-- Begin --

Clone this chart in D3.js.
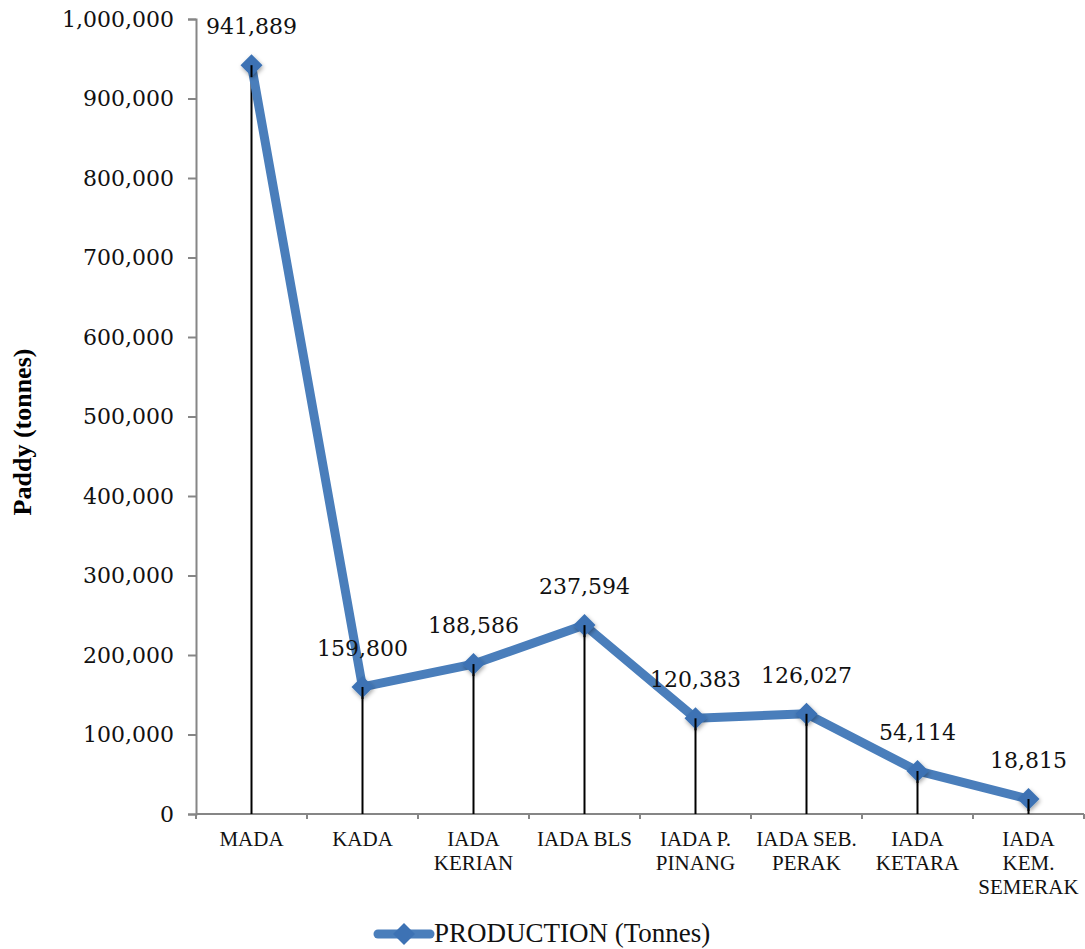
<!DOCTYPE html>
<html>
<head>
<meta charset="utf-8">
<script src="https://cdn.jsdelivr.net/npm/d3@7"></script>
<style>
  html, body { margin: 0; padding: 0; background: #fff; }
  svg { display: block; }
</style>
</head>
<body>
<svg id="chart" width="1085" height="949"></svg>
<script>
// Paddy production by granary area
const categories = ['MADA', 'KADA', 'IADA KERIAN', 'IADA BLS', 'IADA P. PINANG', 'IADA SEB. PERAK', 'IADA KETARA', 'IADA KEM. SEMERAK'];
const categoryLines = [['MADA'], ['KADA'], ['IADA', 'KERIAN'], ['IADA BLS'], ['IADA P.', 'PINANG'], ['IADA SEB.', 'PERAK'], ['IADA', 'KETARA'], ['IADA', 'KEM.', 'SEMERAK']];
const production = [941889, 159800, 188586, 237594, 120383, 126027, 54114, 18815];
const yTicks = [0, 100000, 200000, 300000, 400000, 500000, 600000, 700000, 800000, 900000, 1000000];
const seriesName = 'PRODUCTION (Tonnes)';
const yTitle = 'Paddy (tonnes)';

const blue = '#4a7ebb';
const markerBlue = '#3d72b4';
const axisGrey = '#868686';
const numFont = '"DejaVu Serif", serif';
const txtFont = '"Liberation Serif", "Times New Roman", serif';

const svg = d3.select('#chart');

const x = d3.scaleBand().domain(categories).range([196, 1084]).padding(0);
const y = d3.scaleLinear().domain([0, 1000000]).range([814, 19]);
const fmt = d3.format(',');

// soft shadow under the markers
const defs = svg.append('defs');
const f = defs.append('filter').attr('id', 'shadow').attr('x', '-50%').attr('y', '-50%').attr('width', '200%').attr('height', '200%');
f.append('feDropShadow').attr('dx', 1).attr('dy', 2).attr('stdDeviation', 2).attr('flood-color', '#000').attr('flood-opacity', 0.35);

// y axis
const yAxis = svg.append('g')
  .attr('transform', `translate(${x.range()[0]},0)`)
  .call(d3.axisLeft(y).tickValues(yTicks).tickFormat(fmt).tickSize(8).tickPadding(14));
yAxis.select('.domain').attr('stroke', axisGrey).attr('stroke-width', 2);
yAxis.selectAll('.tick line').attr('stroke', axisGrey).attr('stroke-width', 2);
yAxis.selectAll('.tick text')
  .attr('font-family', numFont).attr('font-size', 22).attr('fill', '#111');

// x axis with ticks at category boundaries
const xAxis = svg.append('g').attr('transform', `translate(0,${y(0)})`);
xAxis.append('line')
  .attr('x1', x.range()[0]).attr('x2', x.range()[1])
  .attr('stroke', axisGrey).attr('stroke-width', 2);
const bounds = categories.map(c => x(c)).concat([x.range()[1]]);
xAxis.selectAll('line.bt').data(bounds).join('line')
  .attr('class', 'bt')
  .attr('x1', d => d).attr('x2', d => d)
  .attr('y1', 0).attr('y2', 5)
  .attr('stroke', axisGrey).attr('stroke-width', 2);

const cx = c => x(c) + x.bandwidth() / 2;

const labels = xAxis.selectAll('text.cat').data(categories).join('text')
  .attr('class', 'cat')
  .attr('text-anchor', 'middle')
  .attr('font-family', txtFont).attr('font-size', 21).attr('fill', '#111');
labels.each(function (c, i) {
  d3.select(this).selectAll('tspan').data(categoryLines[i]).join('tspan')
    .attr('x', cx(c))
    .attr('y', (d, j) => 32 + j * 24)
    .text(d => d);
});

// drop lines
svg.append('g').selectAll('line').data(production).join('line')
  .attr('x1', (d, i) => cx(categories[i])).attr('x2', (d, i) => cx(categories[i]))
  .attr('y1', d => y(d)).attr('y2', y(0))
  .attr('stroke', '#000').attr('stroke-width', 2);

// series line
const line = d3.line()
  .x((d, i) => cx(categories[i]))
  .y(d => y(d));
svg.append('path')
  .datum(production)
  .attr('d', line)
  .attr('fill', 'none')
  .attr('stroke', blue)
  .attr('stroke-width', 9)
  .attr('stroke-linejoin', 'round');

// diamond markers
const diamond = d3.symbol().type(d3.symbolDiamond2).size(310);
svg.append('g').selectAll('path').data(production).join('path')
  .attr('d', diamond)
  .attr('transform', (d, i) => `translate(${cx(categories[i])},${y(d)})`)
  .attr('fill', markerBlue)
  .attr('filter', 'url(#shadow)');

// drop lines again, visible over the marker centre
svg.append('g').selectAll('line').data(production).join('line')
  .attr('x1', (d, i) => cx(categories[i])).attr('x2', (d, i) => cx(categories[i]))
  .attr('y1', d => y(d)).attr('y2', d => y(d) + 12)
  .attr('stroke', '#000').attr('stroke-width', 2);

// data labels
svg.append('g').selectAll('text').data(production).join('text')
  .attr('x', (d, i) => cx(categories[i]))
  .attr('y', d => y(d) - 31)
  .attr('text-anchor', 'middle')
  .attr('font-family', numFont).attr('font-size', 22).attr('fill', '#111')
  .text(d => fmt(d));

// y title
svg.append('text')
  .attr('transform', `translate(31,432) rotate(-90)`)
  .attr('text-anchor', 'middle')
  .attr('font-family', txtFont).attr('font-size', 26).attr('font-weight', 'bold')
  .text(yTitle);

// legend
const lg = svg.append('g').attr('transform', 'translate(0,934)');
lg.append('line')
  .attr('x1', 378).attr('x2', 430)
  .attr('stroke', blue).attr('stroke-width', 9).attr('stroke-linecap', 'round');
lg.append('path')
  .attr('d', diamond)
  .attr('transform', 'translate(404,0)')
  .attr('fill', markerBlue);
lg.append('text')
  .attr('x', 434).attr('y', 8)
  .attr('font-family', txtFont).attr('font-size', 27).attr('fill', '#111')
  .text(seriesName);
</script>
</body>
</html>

-- End --

Begin at the first line of the data above and repeat each line exactly, stopping after the line containing "const fmt = d3.format(',');". Omit the pictures.

Clone this chart in D3.js.
<!DOCTYPE html>
<html>
<head>
<meta charset="utf-8">
<script src="https://cdn.jsdelivr.net/npm/d3@7"></script>
<style>
  html, body { margin: 0; padding: 0; background: #fff; }
  svg { display: block; }
</style>
</head>
<body>
<svg id="chart" width="1085" height="949"></svg>
<script>
// Paddy production by granary area
const categories = ['MADA', 'KADA', 'IADA KERIAN', 'IADA BLS', 'IADA P. PINANG', 'IADA SEB. PERAK', 'IADA KETARA', 'IADA KEM. SEMERAK'];
const categoryLines = [['MADA'], ['KADA'], ['IADA', 'KERIAN'], ['IADA BLS'], ['IADA P.', 'PINANG'], ['IADA SEB.', 'PERAK'], ['IADA', 'KETARA'], ['IADA', 'KEM.', 'SEMERAK']];
const production = [941889, 159800, 188586, 237594, 120383, 126027, 54114, 18815];
const yTicks = [0, 100000, 200000, 300000, 400000, 500000, 600000, 700000, 800000, 900000, 1000000];
const seriesName = 'PRODUCTION (Tonnes)';
const yTitle = 'Paddy (tonnes)';

const blue = '#4a7ebb';
const markerBlue = '#3d72b4';
const axisGrey = '#868686';
const numFont = '"DejaVu Serif", serif';
const txtFont = '"Liberation Serif", "Times New Roman", serif';

const svg = d3.select('#chart');

const x = d3.scaleBand().domain(categories).range([196, 1084]).padding(0);
const y = d3.scaleLinear().domain([0, 1000000]).range([814, 19]);
const fmt = d3.format(',');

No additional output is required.